Phone Review

Phone
A muckraking journalist (Ha Ji-Won) receives unsettling calls and text messages on her mobile phone, seemingly from a ghost. She learns that previous holders of her number have met horrible fates and tries to solve the mystery before it's too late.

by Kim Newman |
Published on
Release Date:

27 Aug 2004

Running Time:

104 minutes

Certificate:

15

Original Title:

Phone

This Korean Ring-style thriller gets its chills from a mobile phone. The first half collects anecdotes — about an underage sex ring, a bedraggled ghost who shows up in an elevator, a taxi driver who became a mad murderer and a schoolgirl who blinded and deafened herself to get away from the phone — but when journo heroine Ha Ji-Won retreats to an isolated house owned by her best friend (Kim Yu-Mi), the haunting comes closer as the friend's daughter (Eun Seo-Woo) is possessed by the spirit of the phone number's first owner. Perhaps a growing familiarity with Asian ghost movies hinders the effectiveness of each effort. Here, again, we have a long-haired, wet, vengeful but not guiltless girl and a child in peril of losing her identity, if not her life, thanks to supernatural intervention.

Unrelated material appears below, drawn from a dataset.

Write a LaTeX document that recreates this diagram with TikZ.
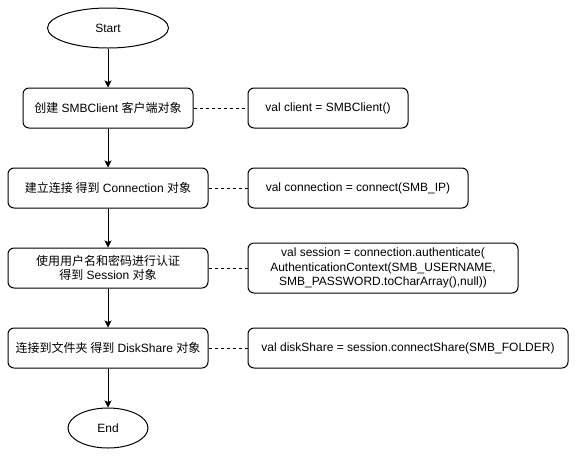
\documentclass[tikz,border=0pt]{standalone}
\usepackage{fontspec}
\setmainfont{Liberation Sans}
\newfontfamily\cjk{Noto Sans CJK SC}
\usetikzlibrary{arrows.meta,shapes.geometric}
\begin{document}
\begin{tikzpicture}[x=1pt,y=-1pt,line width=1pt,
  font=\fontsize{12}{14.5}\selectfont,
  term/.style={draw,ellipse,inner sep=0pt,minimum width=#1,minimum height=40pt},
  proc/.style={draw,rounded corners=6pt,inner sep=0pt,minimum width=#1,minimum height=40pt,align=center},
  flow/.style={-{Stealth[length=7pt,width=7pt,inset=1.5pt]}},
  link/.style={dash pattern=on 3pt off 3pt}]
\useasboundingbox (0,0) rectangle (578,459);
\node[term=121pt] (start) at (108,28) {Start};
\node[proc=170pt] (p1) at (108,108) {{\cjk 创建} SMBClient {\cjk 客户端对象}};
\node[proc=200pt] (p2) at (108,188) {{\cjk 建立连接 得到} Connection {\cjk 对象}};
\node[proc=200pt] (p3) at (108,268) {{\cjk 使用用户名和密码进行认证}\\{\cjk 得到} Session {\cjk 对象}};
\node[proc=200pt] (p4) at (108,348) {{\cjk 连接到文件夹 得到} DiskShare {\cjk 对象}};
\node[term=80pt] (end) at (108,428) {End};
\node[proc=160pt] (c1) at (328,108) {val client = SMBClient()};
\node[proc=220pt] (c2) at (358,188) {val connection = connect(SMB\_IP)};
\node[proc=270pt,minimum height=50pt] (c3) at (383,268) {val session = connection.authenticate(\\AuthenticationContext(SMB\_USERNAME,\\SMB\_PASSWORD.toCharArray(),null))};
\node[proc=320pt] (c4) at (408,348) {val diskShare = session.connectShare(SMB\_FOLDER)};
\draw[flow] (start) -- (p1);
\draw[flow] (p1) -- (p2);
\draw[flow] (p2) -- (p3);
\draw[flow] (p3) -- (p4);
\draw[flow] (p4) -- (end);
\draw[link] (p1) -- (c1);
\draw[link] (p2) -- (c2);
\draw[link] (p3) -- (c3);
\draw[link] (p4) -- (c4);
\end{tikzpicture}
\end{document}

Not to mention a curse which strikes at random before homing in on the guilty parties, a heroine skilled in investigative work and a mix of modern gadgetry and ancient haunting techniques.

Thankfully, though, remarkable supporting female performances come from Kim as the conflicted best friend and, especially, child actress Eun as an angelic girl who conveys inner evil simply by a change of expression.

Asian horror can't go on much longer adhering to such standard rules, but for now it's frightening and effective.